Greg practices in the areas of corporate, business law and real estate. He frequently advises clients on business formation; mergers and acquisitions; joint ventures; commercial lending, financing and leasing; complex contracts; trademark registration and disputes and intellectual property licensing; and shareholder / partner disputes.
Greg represents emerging and established businesses in a wide range of industries including technology, health care (including urgent care, home healthcare, assisting living and nursing homes), restaurants, breweries, education, construction and professional services (including physician practice groups, accountants, attorneys, software and IT companies and design firms). He assists them with general business matters, as well as employment contracts, wage and hour and overtime issues, independent contractor versus employee classification and real estate needs. He has significant experience representing government contractors, particularly in the intelligence community, with matters that often involve mergers and acquisitions intellectual property, technology transfer and licensing concerns.

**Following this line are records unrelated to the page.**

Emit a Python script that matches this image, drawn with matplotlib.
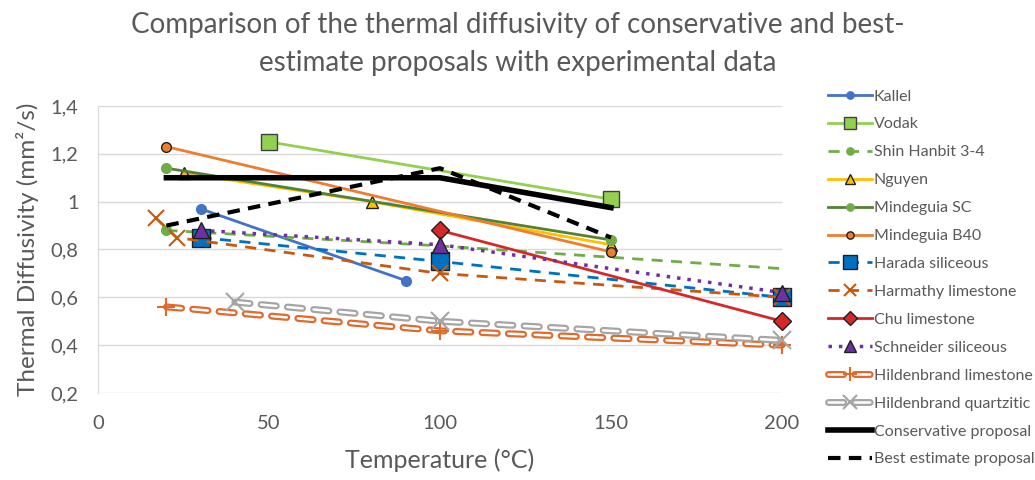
import matplotlib

matplotlib.use("Agg")

import matplotlib.pyplot as plt
import matplotlib.patheffects as pe
from matplotlib.ticker import FuncFormatter

plt.rcParams["font.family"] = ["Lato", "DejaVu Sans"]

GREY_TEXT = "#595959"

# data (temperature in °C, diffusivity in mm²/s)
kallel_t = [30, 90]
kallel_d = [0.97, 0.67]
vodak_t = [50, 150]
vodak_d = [1.25, 1.01]
shin_t = [20, 100, 200]
shin_d = [0.88, 0.815, 0.72]
nguyen_t = [25, 80, 150]
nguyen_d = [1.12, 1.00, 0.82]
mind_sc_t = [20, 150]
mind_sc_d = [1.14, 0.84]
mind_b40_t = [20, 150]
mind_b40_d = [1.23, 0.79]
harada_t = [30, 100, 200]
harada_d = [0.85, 0.75, 0.60]
harmathy_t = [17, 23, 100, 200]
harmathy_d = [0.93, 0.85, 0.70, 0.60]
chu_t = [100, 200]
chu_d = [0.88, 0.50]
schneider_t = [30, 100, 200]
schneider_d = [0.88, 0.82, 0.62]
hild_lime_t = [20, 100, 200]
hild_lime_d = [0.56, 0.46, 0.40]
hild_quartz_t = [40, 100, 200]
hild_quartz_d = [0.58, 0.50, 0.42]
conservative_t = [20, 100, 150]
conservative_d = [1.10, 1.10, 0.975]
best_t = [20, 100, 150]
best_d = [0.90, 1.14, 0.85]

fig = plt.figure(figsize=(10.35, 4.8), dpi=100)
ax = fig.add_axes([98 / 1035, 1 - 393 / 480, (782 - 98) / 1035, (393 - 106) / 480])

edge = "#1f1f1f"
kw = dict(clip_on=False)
handles = []
handles.append(ax.plot(kallel_t, kallel_d, color="#4472C4", lw=2, marker="o", ms=7, **kw)[0])
handles.append(ax.plot(vodak_t, vodak_d, color="#92D050", lw=2, marker="s", ms=11, mfc="#92D050", mec="#404040", **kw)[0])
handles.append(ax.plot(shin_t, shin_d, color="#70AD47", lw=2, ls=(0, (4, 3)), marker="o", ms=7, markevery=[0], **kw)[0])
handles.append(ax.plot(nguyen_t, nguyen_d, color="#FFC000", lw=2, marker="^", ms=9, mfc="#FFC000", mec=edge, **kw)[0])
handles.append(ax.plot(mind_sc_t, mind_sc_d, color="#548235", lw=2, marker="o", ms=7, mfc="#70AD47", mec="#70AD47", **kw)[0])
handles.append(ax.plot(mind_b40_t, mind_b40_d, color="#ED7D31", lw=2, marker="o", ms=7, mfc="#ED7D31", mec=edge, **kw)[0])
handles.append(ax.plot(harada_t, harada_d, color="#0070C0", lw=2, ls=(0, (4, 3)), marker="s", ms=13, mfc="#0070C0", mec=edge, **kw)[0])
handles.append(ax.plot(harmathy_t, harmathy_d, color="#C55A11", lw=2, ls=(0, (4, 3)), marker="x", ms=11, mew=1.5, **kw)[0])
handles.append(ax.plot(chu_t, chu_d, color="#D62828", lw=2, marker="D", ms=9, mfc="#D62828", mec=edge, **kw)[0])
handles.append(ax.plot(schneider_t, schneider_d, color="#7030A0", lw=2.5, ls=(0, (1, 2)), marker="^", ms=12, mfc="#7030A0", mec=edge, **kw)[0])


def double_line(t, d, color, marker):
    effects = [pe.Stroke(linewidth=5, foreground=color), pe.Stroke(linewidth=1.8, foreground="white")]
    line = ax.plot(t, d, color=color, lw=5, ls=(0, (2.2, 1.6)), dash_capstyle="round", path_effects=effects, **kw)[0]
    marks = ax.plot(t, d, ls="none", marker=marker, ms=13, mew=1.5, color=color, **kw)[0]
    return (line, marks)


handles.append(double_line(hild_lime_t, hild_lime_d, "#E0692C", "+"))
handles.append(double_line(hild_quartz_t, hild_quartz_d, "#A5A5A5", "x"))

handles.append(ax.plot(conservative_t, conservative_d, color="black", lw=4, **kw)[0])
handles.append(ax.plot(best_t, best_d, color="black", lw=3, ls=(0, (3, 2)), **kw)[0])

labels = ["Kallel", "Vodak", "Shin Hanbit 3-4", "Nguyen", "Mindeguia SC", "Mindeguia B40",
          "Harada siliceous", "Harmathy limestone", "Chu limestone", "Schneider siliceous",
          "Hildenbrand limestone", "Hildenbrand quartzitic", "Conservative proposal",
          "Best estimate proposal"]

ax.set_xlim(0, 200)
ax.set_ylim(0.2, 1.4)
ax.set_xticks([0, 50, 100, 150, 200])
ax.set_yticks([0.2, 0.4, 0.6, 0.8, 1.0, 1.2, 1.4])
ax.yaxis.set_major_formatter(FuncFormatter(lambda v, _: f"{v:g}".replace(".", ",")))
ax.grid(axis="y", color="#D9D9D9", lw=1)
ax.set_axisbelow(True)
for side in ["top", "right", "bottom"]:
    ax.spines[side].set_visible(False)
ax.spines["left"].set_color("#D9D9D9")
ax.tick_params(length=0, labelsize=14.5, colors=GREY_TEXT)
ax.tick_params(axis="x", pad=16)
ax.tick_params(axis="y", pad=14)

ax.set_xlabel("Temperature (°C)", fontsize=18, color=GREY_TEXT, labelpad=12)
ax.set_ylabel("Thermal Diffusivity (mm²/s)", fontsize=17.5, color=GREY_TEXT, labelpad=8)

fig.text(0.5, 0.975, "Comparison of the thermal diffusivity of conservative and best-\nestimate proposals with experimental data",
         ha="center", va="top", fontsize=20, color=GREY_TEXT, linespacing=1.55)

leg = fig.legend(handles, labels, loc="upper left", bbox_to_anchor=(822 / 1035, 1 - 83 / 480), frameon=False,
                 fontsize=11.5, labelspacing=0.86, handlelength=2.7, handletextpad=0.15, borderaxespad=0,
                 markerscale=0.75)
for text in leg.get_texts():
    text.set_color(GREY_TEXT)

fig.savefig("out.png", dpi=100)
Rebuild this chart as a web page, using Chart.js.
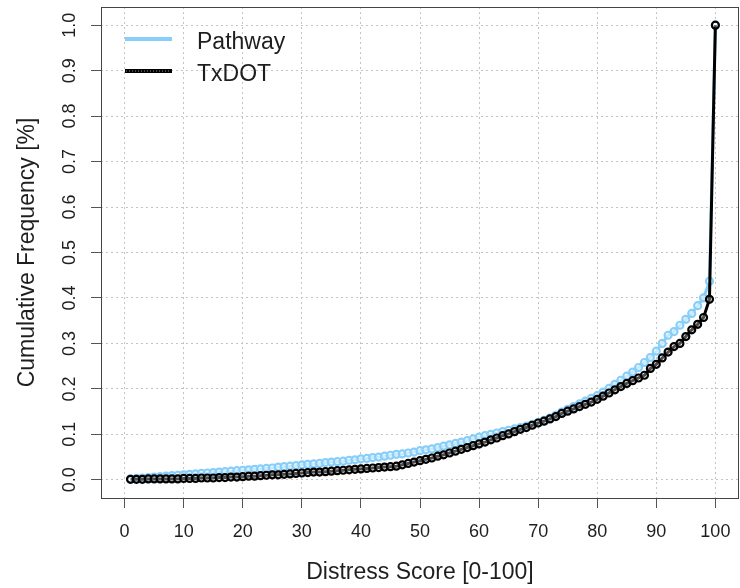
<!DOCTYPE html>
<html>
<head>
<meta charset="utf-8">
<script src="https://cdn.jsdelivr.net/npm/chart.js@4/dist/chart.umd.min.js"></script>
<style>
  body { margin: 0; background: #fff; }
  #wrap { width: 740px; height: 588px; }
</style>
</head>
<body>
<div id="wrap"><canvas id="cdf"></canvas></div>
<script>
// distress scores 1..100
const scores = [
  1, 2, 3, 4, 5, 6, 7, 8, 9, 10, 11, 12, 13, 14, 15, 16, 17, 18, 19, 20,
  21, 22, 23, 24, 25, 26, 27, 28, 29, 30, 31, 32, 33, 34, 35, 36, 37, 38, 39, 40,
  41, 42, 43, 44, 45, 46, 47, 48, 49, 50, 51, 52, 53, 54, 55, 56, 57, 58, 59, 60,
  61, 62, 63, 64, 65, 66, 67, 68, 69, 70, 71, 72, 73, 74, 75, 76, 77, 78, 79, 80,
  81, 82, 83, 84, 85, 86, 87, 88, 89, 90, 91, 92, 93, 94, 95, 96, 97, 98, 99, 100
];
const pathway = [
  0.002, 0.003, 0.004, 0.005, 0.006, 0.007, 0.008, 0.009, 0.010, 0.011,
  0.012, 0.013, 0.014, 0.015, 0.016, 0.017, 0.018, 0.019, 0.020, 0.021,
  0.022, 0.023, 0.024, 0.025, 0.026, 0.028, 0.029, 0.030, 0.031, 0.033,
  0.034, 0.035, 0.036, 0.038, 0.039, 0.040, 0.041, 0.043, 0.044, 0.046,
  0.047, 0.049, 0.050, 0.052, 0.054, 0.056, 0.057, 0.059, 0.061, 0.064,
  0.066, 0.068, 0.071, 0.074, 0.077, 0.080, 0.083, 0.086, 0.090, 0.094,
  0.097, 0.100, 0.103, 0.106, 0.109, 0.112, 0.115, 0.118, 0.122, 0.126,
  0.131, 0.136, 0.142, 0.149, 0.155, 0.161, 0.167, 0.173, 0.179, 0.185,
  0.193, 0.201, 0.210, 0.219, 0.228, 0.237, 0.247, 0.258, 0.269, 0.283,
  0.300, 0.318, 0.326, 0.340, 0.353, 0.366, 0.383, 0.400, 0.437, 1.000
];
const txdot = [
  0.001, 0.001, 0.001, 0.002, 0.002, 0.002, 0.002, 0.002, 0.002, 0.003,
  0.003, 0.003, 0.004, 0.004, 0.004, 0.005, 0.005, 0.006, 0.006, 0.007,
  0.008, 0.008, 0.009, 0.010, 0.011, 0.011, 0.012, 0.013, 0.014, 0.015,
  0.016, 0.017, 0.017, 0.018, 0.019, 0.020, 0.021, 0.022, 0.023, 0.024,
  0.025, 0.026, 0.027, 0.028, 0.029, 0.030, 0.033, 0.036, 0.039, 0.042,
  0.045, 0.048, 0.052, 0.055, 0.059, 0.063, 0.067, 0.071, 0.075, 0.079,
  0.083, 0.088, 0.092, 0.097, 0.101, 0.106, 0.111, 0.115, 0.120, 0.125,
  0.129, 0.134, 0.139, 0.146, 0.151, 0.156, 0.161, 0.166, 0.171, 0.177,
  0.184, 0.191, 0.198, 0.205, 0.212, 0.218, 0.224, 0.230, 0.245, 0.254,
  0.268, 0.281, 0.293, 0.300, 0.315, 0.330, 0.342, 0.357, 0.397, 1.000
];
const seriesNames = ['Pathway', 'TxDOT'];
const seriesColors = ['#87CEFA', '#000000'];
const xTicks = [0, 10, 20, 30, 40, 50, 60, 70, 80, 90, 100];
const yTicks = [0, 0.1, 0.2, 0.3, 0.4, 0.5, 0.6, 0.7, 0.8, 0.9, 1.0];

const FONT = "'Liberation Sans', Arial, sans-serif";
const TXT = '#1e1e1e';

const toPoints = ys => scores.map((x, i) => ({ x: x, y: ys[i] }));

// R-style box around the plot region + legend in the top left
const boxAndLegend = {
  id: 'boxAndLegend',
  afterDraw(chart) {
    const { ctx, chartArea: a } = chart;
    ctx.save();
    ctx.strokeStyle = '#444';
    ctx.lineWidth = 1;
    ctx.strokeRect(Math.round(a.left) + 0.5, Math.round(a.top) + 0.5,
      Math.round(a.right - a.left) - 1, Math.round(a.bottom - a.top));

    const rows = [39, 71];
    ctx.lineCap = 'butt';
    seriesNames.forEach((name, i) => {
      const y = rows[i];
      ctx.beginPath();
      ctx.strokeStyle = seriesColors[i];
      ctx.lineWidth = 4;
      ctx.moveTo(125, y); ctx.lineTo(172, y);
      ctx.stroke();
      if (i === 1) {
        ctx.beginPath();
        ctx.strokeStyle = '#8a8a8a';
        ctx.lineWidth = 1;
        ctx.setLineDash([1, 2]);
        ctx.moveTo(126, y); ctx.lineTo(171, y);
        ctx.stroke();
        ctx.setLineDash([]);
      }
      ctx.fillStyle = TXT;
      ctx.font = '23px ' + FONT;
      ctx.textBaseline = 'alphabetic';
      ctx.textAlign = 'left';
      ctx.fillText(name, 197, y + 9.5);
    });
    ctx.restore();
  }
};

new Chart(document.getElementById('cdf'), {
  type: 'line',
  data: {
    datasets: [
      {
        label: seriesNames[0],
        data: toPoints(pathway),
        borderColor: seriesColors[0],
        backgroundColor: seriesColors[0],
        borderWidth: 3,
        pointRadius: 3.5,
        pointBorderWidth: 2.2,
        pointBorderColor: seriesColors[0],
        pointBackgroundColor: 'rgba(255,255,255,0.55)',
        tension: 0,
        order: 2
      },
      {
        label: seriesNames[1],
        data: toPoints(txdot),
        borderColor: seriesColors[1],
        backgroundColor: seriesColors[1],
        borderWidth: 3,
        pointRadius: 3.5,
        pointBorderWidth: 2.2,
        pointBorderColor: seriesColors[1],
        pointBackgroundColor: 'rgba(255,255,255,0.3)',
        tension: 0,
        order: 1
      }
    ]
  },
  options: {
    responsive: true,
    maintainAspectRatio: false,
    animation: false,
    layout: { autoPadding: false, padding: { top: 7, right: 1, left: 0, bottom: 0 } },
    plugins: {
      legend: { display: false },
      tooltip: { enabled: false }
    },
    scales: {
      x: {
        type: 'linear',
        min: -4,
        max: 104,
        afterBuildTicks: s => { s.ticks = xTicks.map(v => ({ value: v })); },
        afterFit: s => { s.height = 90; s.paddingLeft = 0; s.paddingRight = 0; },
        grid: { color: '#c4c4c4', lineWidth: 1, tickLength: 10, tickColor: '#555' },
        border: { display: false, dash: [2, 3] },
        ticks: {
          padding: 13,
          color: TXT,
          font: { family: FONT, size: 18 },
          maxRotation: 0,
          autoSkip: false,
          callback: v => String(v)
        },
        title: {
          display: true,
          text: 'Distress Score [0-100]',
          color: TXT,
          font: { family: FONT, size: 23 },
          padding: { top: 0, bottom: 2 }
        }
      },
      y: {
        type: 'linear',
        min: -0.04,
        max: 1.04,
        afterBuildTicks: s => { s.ticks = yTicks.map(v => ({ value: v })); },
        afterFit: s => { s.width = 101; s.paddingTop = 0; s.paddingBottom = 0; },
        grid: { color: '#c4c4c4', lineWidth: 1, tickLength: 10, tickColor: '#555' },
        border: { display: false, dash: [2, 3] },
        ticks: {
          padding: 8,
          color: TXT,
          font: { family: FONT, size: 18 },
          minRotation: 90,
          maxRotation: 90,
          crossAlign: 'center',
          autoSkip: false,
          callback: v => v.toFixed(1)
        },
        title: {
          display: true,
          text: 'Cumulative Frequency [%]',
          color: TXT,
          font: { family: FONT, size: 23 },
          padding: { top: 14, bottom: 0 }
        }
      }
    }
  },
  plugins: [boxAndLegend]
});
</script>
</body>
</html>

Greg also advises clients in venture capital and private placements. He has managed numerous private placements involving both equity and debt offerings for companies in various industries in offering amounts ranging from $400,000 to $110 Million.
Prior to practicing law Greg was an entrepreneur, co-founding and operating a computer technology company, as well as an internet e-commerce company.
- Acquisition and selling of nursing homes in Maryland and in Pennsylvania;
- Acquisition and selling of home health care companies, outpatient medical and allied health care practices including medical, podiatry, dentistry, physical and speech therapy practices;
- Represent ExpressCare Urgent Care centers in its mergers and acquisitions, commercial financing, vendor and employee contracting matters, leasing and general corporate matters;
- Private placements representing the issuer in the following industries: real estate development, craft beer and spirits, software and technology;
- Representation of technology companies in their financing, development and operation of holding companies and licensing;
- A $60 million merger of 44 oil and gas limited partnerships with and into a single-member entity involving the redemption of approximately 10,000 investors (and drafting of the accompanying proxy statement);
- An intelligence community contractor’s acquisition by a larger defense contractor;
- A $110 million syndication of limited partnership interests for an oil and gas producer;
- A defense contractor’s acquisition of an intelligence community contractor;
- Private capital raising through convertible debt for an Internet-services company;
- A B2B technology company in private equity investment deals, the creation of its SaS (software-as-service) “click-wrap” licensing agreements and its incentive-compensation-based employment agreements;
- A medical research and technology company in its licensing and services agreement negotiations with a large medical and education institution;
- Corporate, partnership, and personal tax matters (including 501 (c) (3) corporations);
- Hart-Scott-Rodino Antitrust Improvements Act (“HSR”) compliance.